Having survived as a local crop, these artichokes have become a symbol of agricultural production in the region, and many local restaurants pay tribute to them on their menus. One of the most specialized is CèNTRIC Gastro, a restaurant run by chef Susana Aragón in the Cèntric Cultural Center in El Prat.

The philosophy at CèNTRIC gastro is focused on the traditional production of the surrounding agricultural area, including its two most important products: the artichoke and the Catalana chicken. (The latter is known for its bluish-hued shanks, hence its Catalan name Pota Blava, literally meaning “blue leg.”) CèNTRIC Gastro also emphasize their commitment to sustainability, gender equality, ecology and social justice, and have created a relaxed and comfortable space that is popular for families and friends looking to enjoy some weekend sun on their big terrace.

The menu includes artichokes cooked in every possible way: from elaborate rice dishes – like their delicious, seasonal creamy rice with tender scallops and black garlic topped with fried artichokes on top – to a fantastic paella-style dish that combines both the local artichoke and chicken. The latter is probably the must-try of the house. Whether they are baked, fried, folded into gyozas or cooked with squids, Catalan sausage, eggs… El Prat artichokes are everywhere, even as part of the bathroom decor!

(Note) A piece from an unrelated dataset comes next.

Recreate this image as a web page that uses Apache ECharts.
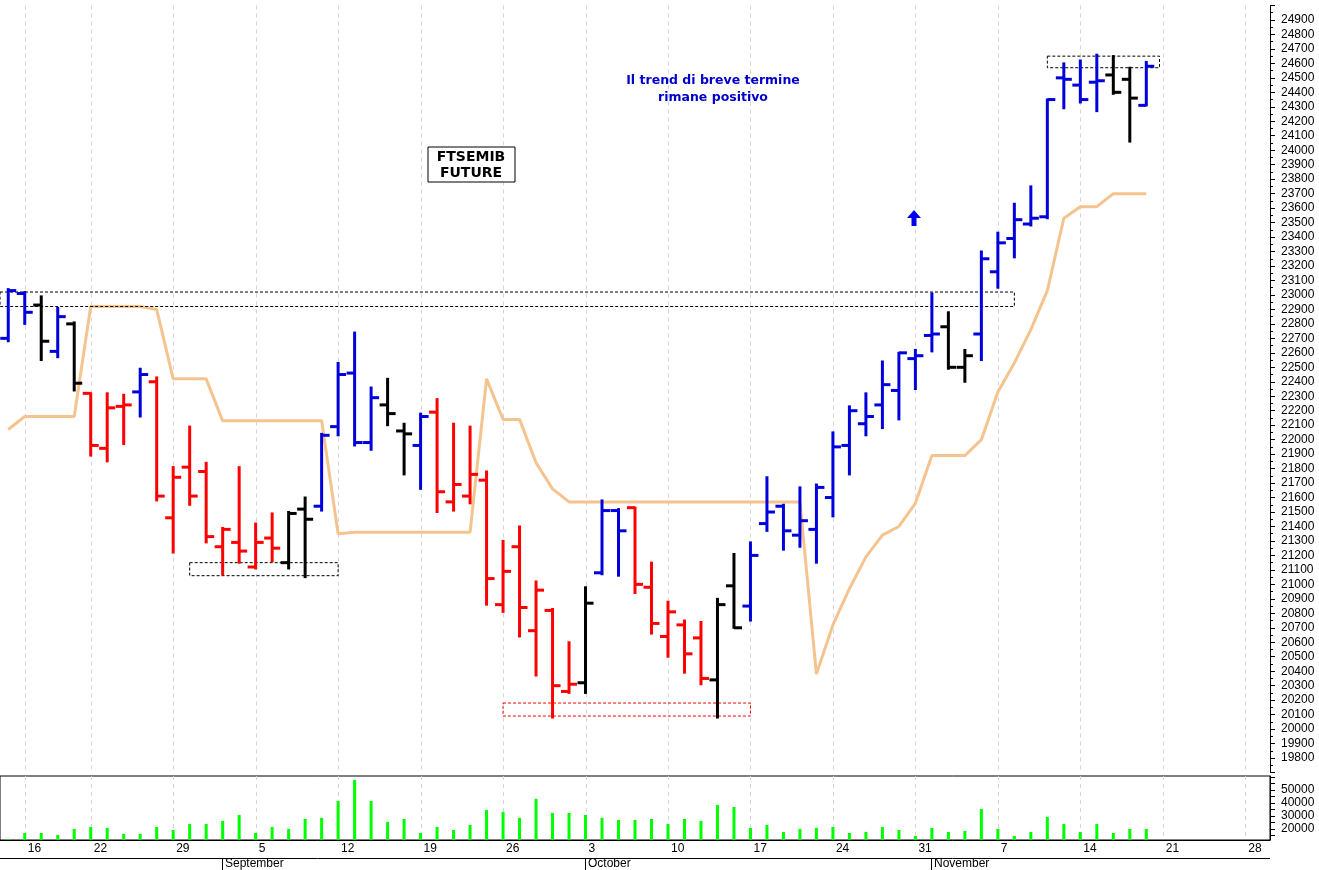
<!DOCTYPE html>
<html><head><meta charset="utf-8">
<script src="https://cdn.jsdelivr.net/npm/echarts@6/dist/echarts.min.js"></script>
<style>html,body{margin:0;padding:0;background:#fff}#c{width:1319px;height:870px}</style>
</head><body><div id="c"></div>
<script>
const dates = ['08-12','08-16','08-17','08-18','08-19','08-22','08-23','08-24','08-25','08-26','08-29','08-30','08-31','09-01','09-02',
'09-05','09-06','09-07','09-08','09-09','09-12','09-13','09-14','09-15','09-16','09-19','09-20','09-21','09-22','09-23',
'09-26','09-27','09-28','09-29','09-30','10-03','10-04','10-05','10-06','10-07','10-10','10-11','10-12','10-13','10-14',
'10-17','10-18','10-19','10-20','10-21','10-24','10-25','10-26','10-27','10-28','10-31','11-01','11-02','11-03','11-04',
'11-07','11-08','11-09','11-10','11-11','11-14','11-15','11-16','11-17','11-18','11-21','11-22','11-23','11-24','11-25','11-28','11-29'];
const opens = [22700,23010,22930,22610,22800,22320,21940,22230,22330,22400,
21460,21810,21780,21260,21290,21120,21320,21150,21520,21540,
22090,22460,21980,22240,22060,21960,22190,21570,21610,21720,
20860,21260,20680,20820,20260,20320,21080,21510,21530,20980,
20640,20720,20630,20340,20990,20850,21420,21540,21340,21380,
21600,21960,22110,22240,22340,22560,22720,22780,22500,22730,
23160,23390,23490,23540,24500,24450,24470,24520,24490,24310];
const highs = [23040,23020,22990,22910,22810,22320,22320,22310,22490,22430,
21810,22090,21840,21390,21810,21420,21490,21500,21600,22040,
22530,22740,22360,22420,22110,22180,22280,22110,22090,21780,
21300,21400,21020,20830,20600,20980,21580,21520,21530,21150,
20880,20750,20740,20900,21210,21290,21740,21550,21670,21690,
22050,22230,22320,22540,22600,22620,23010,22880,22620,23300,
23430,23630,23750,24350,24600,24620,24660,24650,24570,24610];
const lows = [22680,22800,22550,22570,22340,21890,21850,21970,22160,21580,
21220,21550,21290,21070,21150,21110,21160,21110,21050,21510,
22030,21960,21930,22100,21760,21660,21500,21510,21560,20860,
20810,20640,20370,20080,20250,20250,21070,21060,20940,20660,
20500,20390,20310,20080,20700,20750,21370,21240,21260,21150,
21470,21760,22030,22080,22140,22350,22610,22490,22400,22550,
23050,23260,23480,23530,24290,24330,24270,24390,24060,24310];
const closes = [23030,22880,22680,22850,22390,21960,22220,22240,22450,21610,
21740,21610,21330,21380,21230,21290,21250,21490,21450,22030,
22450,21980,22290,22180,22040,22160,21640,21690,21760,21040,
21090,20840,20960,20300,20310,20870,21510,21370,21000,20730,
20810,20520,20350,20860,20700,21200,21500,21370,21440,21670,
21950,22200,22160,22380,22600,22580,22730,22500,22580,23250,
23360,23520,23530,24350,24490,24350,24480,24400,24360,24580];
const barColors = ['B','B','K','B','K','R','R','R','B','R',
'R','R','R','R','R','R','R','K','K','B',
'B','B','B','K','K','B','R','R','R','R',
'R','R','R','R','R','K','B','B','R','R',
'R','R','R','K','K','B','B','B','B','B',
'B','B','B','B','B','B','B','K','K','B',
'B','B','B','B','B','B','B','K','K','B'];
const trendLine = [22070,22160,22160,22160,22160,22920,22920,22920,22920,22900,
22420,22420,22420,22130,22130,22130,22130,22130,22130,22130,
21350,21360,21360,21360,21360,21360,21360,21360,21360,22420,
22140,22140,21840,21660,21570,21570,21570,21570,21570,21570,
21570,21570,21570,21570,21570,21570,21570,21570,21570,20380,
20720,20970,21190,21340,21400,21560,21890,21890,21890,22000,
22330,22530,22760,23030,23530,23610,23610,23700,23700,23700];
const volumes = [12300,16900,16900,15400,20000,21500,20800,16200,16200,21500,
19200,23800,23800,26200,30800,16900,21500,20000,27700,28500,
41500,57700,41500,25400,27700,16900,21500,19200,23100,34600,
33100,28500,43100,32300,32300,30800,28500,26900,26900,27700,
23800,27700,26200,38500,36900,20800,23100,17700,20000,20800,
21500,16900,17700,21500,19200,14600,20800,17700,18500,35400,
20000,14600,17700,29200,23800,17700,23800,16900,20000,20000];
// zones: [startIndex, endIndex, priceLow, priceHigh, colour]
const zones = [[-0.5,61,22920,23020,'#000'],[11,20,21060,21150,'#000'],[30,45,20090,20180,'#f00'],[63,69.8,24570,24650,'#000']];
const priceTicks = [19800,24900];
const volLabels = [20000,30000,40000,50000];

const YEAR = 2022;
const dObj = dates.map(s => new Date(YEAR, +s.slice(0,2)-1, +s.slice(3)));
const weekStart = dObj.map((d,i) => i>0 && d.getDay() < dObj[i-1].getDay());
const weekIdx = weekStart.map((w,i)=>w?[i]:null).filter(Boolean);
const colMap = {B:'#0000dd', R:'#ff0000', K:'#000000'};
const ohlc = opens.map((o,i)=>[i,o,highs[i],lows[i],closes[i]]);

const chart = echarts.init(document.getElementById('c'));
const font = 'Liberation Sans, Arial, sans-serif';
const vGrid = (xi, yi) => ({type:'custom', xAxisIndex:xi, yAxisIndex:yi, data:weekIdx, z:0, silent:true,
  renderItem:(params, api)=>{
    const x = Math.round(api.coord([api.value(0), 0])[0]) + 0.5;
    const cs = params.coordSys;
    return {type:'line', shape:{x1:x, y1:cs.y, x2:x, y2:cs.y+cs.height}, style:{stroke:'#d4d4de', lineWidth:1, lineDash:[4,4]}};
  }});
chart.setOption({
  animation:false,
  grid:[{left:0, width:1270, top:5.5, height:767},
        {left:0, width:1270, top:776, height:64, show:true, borderColor:'#000', borderWidth:1, backgroundColor:'transparent'}],
  xAxis:[
    {type:'category', gridIndex:0, data:dates, axisLine:{show:false}, axisTick:{show:false}, axisLabel:{show:false}, splitLine:{show:false}},
    {type:'category', gridIndex:1, data:dates, axisLine:{lineStyle:{color:'#000'}}, 
     axisTick:{alignWithLabel:true, interval:(i)=>weekStart[i], length:18, lineStyle:{color:'#000'}},
     axisLabel:{interval:(i)=>weekStart[i], formatter:(v)=>String(+v.slice(3)), align:'left', padding:[0,0,0,3], margin:3, fontSize:12, color:'#000', fontFamily:font},
     splitLine:{show:false}}
  ],
  yAxis:[
    {type:'value', gridIndex:0, position:'right', min:19700, max:25000, interval:100,
     axisLine:{show:true, lineStyle:{color:'#000'}}, axisTick:{show:true, length:5, lineStyle:{color:'#000'}},
     minorTick:{show:true, splitNumber:2, length:3, lineStyle:{color:'#000'}},
     axisLabel:{formatter:(v)=> (v>=priceTicks[0] && v<=priceTicks[1]) ? String(v) : '', fontSize:12, color:'#000', margin:11, fontFamily:font},
     splitLine:{show:false}},
    {type:'value', gridIndex:1, position:'right', min:11500, max:60700,
     axisLine:{show:true, lineStyle:{color:'#000'}},
     axisTick:{show:true, length:5, customValues:[15000,20000,25000,30000,35000,40000,45000,50000,55000,60000], lineStyle:{color:'#000'}},
     axisLabel:{customValues:volLabels, formatter:(v)=>String(v), fontSize:12, color:'#000', margin:11, fontFamily:font},
     splitLine:{show:false}}
  ],
  series:[
    vGrid(0,0), vGrid(1,1),
    {type:'line', xAxisIndex:0, yAxisIndex:0, data:trendLine, symbol:'none', lineStyle:{color:'#f5c48e', width:3}, z:1},
    {type:'custom', xAxisIndex:0, yAxisIndex:0, data:ohlc, z:3,
     renderItem:(params, api)=>{
       const i = api.value(0);
       const hi = api.coord([i, api.value(2)]), lo = api.coord([i, api.value(3)]);
       const op = api.coord([i, api.value(1)]), cl = api.coord([i, api.value(4)]);
       const col = colMap[barColors[i]];
       const st = {stroke:col, lineWidth:3};
       return {type:'group', children:[
         {type:'line', shape:{x1:hi[0], y1:hi[1]-1, x2:lo[0], y2:lo[1]+1}, style:st},
         {type:'line', shape:{x1:op[0]-8, y1:op[1], x2:op[0], y2:op[1]}, style:st},
         {type:'line', shape:{x1:cl[0], y1:cl[1], x2:cl[0]+8, y2:cl[1]}, style:st}
       ]};
     }},
    {type:'custom', xAxisIndex:0, yAxisIndex:0, data:zones, z:2,
     renderItem:(params, api)=>{
       const z = zones[params.dataIndex];
       const bw = api.size([1,0])[0];
       const p0 = api.coord([Math.floor(z[0]), z[3]]), p1 = api.coord([Math.floor(z[1]), z[2]]);
       const x0 = p0[0] + (z[0]-Math.floor(z[0]))*bw, x1 = p1[0] + (z[1]-Math.floor(z[1]))*bw;
       return {type:'rect', shape:{x:x0, y:p0[1], width:x1-x0, height:p1[1]-p0[1]},
               style:{fill:'none', stroke:z[4], lineWidth:1, lineDash:[3,2]}};
     }},
    {type:'bar', xAxisIndex:1, yAxisIndex:1, data:volumes, barWidth:3, itemStyle:{color:'#00ff00'}}
  ]
});

const months = [['September','09-01'],['October','10-03'],['November','11-01']];
const g = [{type:'line', shape:{x1:0, y1:858.5, x2:1270, y2:858.5}, style:{stroke:'#000', lineWidth:1}}];
months.forEach(([name, d])=>{
  const x = Math.round(chart.convertToPixel({xAxisIndex:1}, d)) - 1;
  g.push({type:'line', shape:{x1:x+0.5, y1:858, x2:x+0.5, y2:870}, style:{stroke:'#000', lineWidth:1}});
  g.push({type:'text', x:x+3, y:858, style:{text:name, fill:'#000', font:'12px '+font}});
});
g.push({type:'group', children:[
  {type:'rect', shape:{x:428, y:147, width:87, height:35}, style:{fill:'#fff', stroke:'#000', lineWidth:1}},
  {type:'text', x:471, y:149, style:{text:'FTSEMIB\nFUTURE', align:'center', fill:'#000', font:'bold 14px DejaVu Sans, sans-serif', lineHeight:16}}
]});
g.push({type:'text', x:713, y:72, style:{text:'Il trend di breve termine\nrimane positivo', align:'center', fill:'#0000cc', font:'bold 12.5px DejaVu Sans, sans-serif', lineHeight:17}});
g.push({type:'polygon', shape:{points:[[914,210],[921,218],[916.5,218],[916.5,226],[911.5,226],[911.5,218],[907,218]]}, style:{fill:'#0000ee'}});
chart.setOption({graphic:g});
</script></body></html>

During artichoke season, it’s easy to find this delicious bud in a variety of restaurants inside Barcelona itself. Masias (farmhouse restaurants in the countryside) are great places for traditional preparations, while back in town, classic spots like Cal Boter, La Llesca, Bodega Bartolí or La Cova Fumada are also reliable stops for simple yet delicious artichoke dishes.

Many bars, meanwhile, serve artichokes in omelets or fried to dip in Romesco sauce. Ultra-modern or fine-dining establishments may also have this big green Mediterranean pearl as a standard seasonal item on their menus, making appearances in rice dishes, as an olive-oil confit, in tempura or many other creative dishes.

Places like the fantastic Olivos Comidas y Vinos, la Panxa del Bisbe or Granja Elena never miss out on artichoke season, and the best pizzerias incorporate them too. Pizzeria Balmesina has a pie with El Prat and Straccino cheese (from local cheesemaker Pinullet) and another with artichoke and pancetta. But even dessert can bring this glorious and super healthy beauty to the peak of culinary satisfaction – in a lucky year, you will find a seasonal sorbet of El Prat artichoke made by Paralel·lo Gelato, best paired with their lemon and ginger sorbet.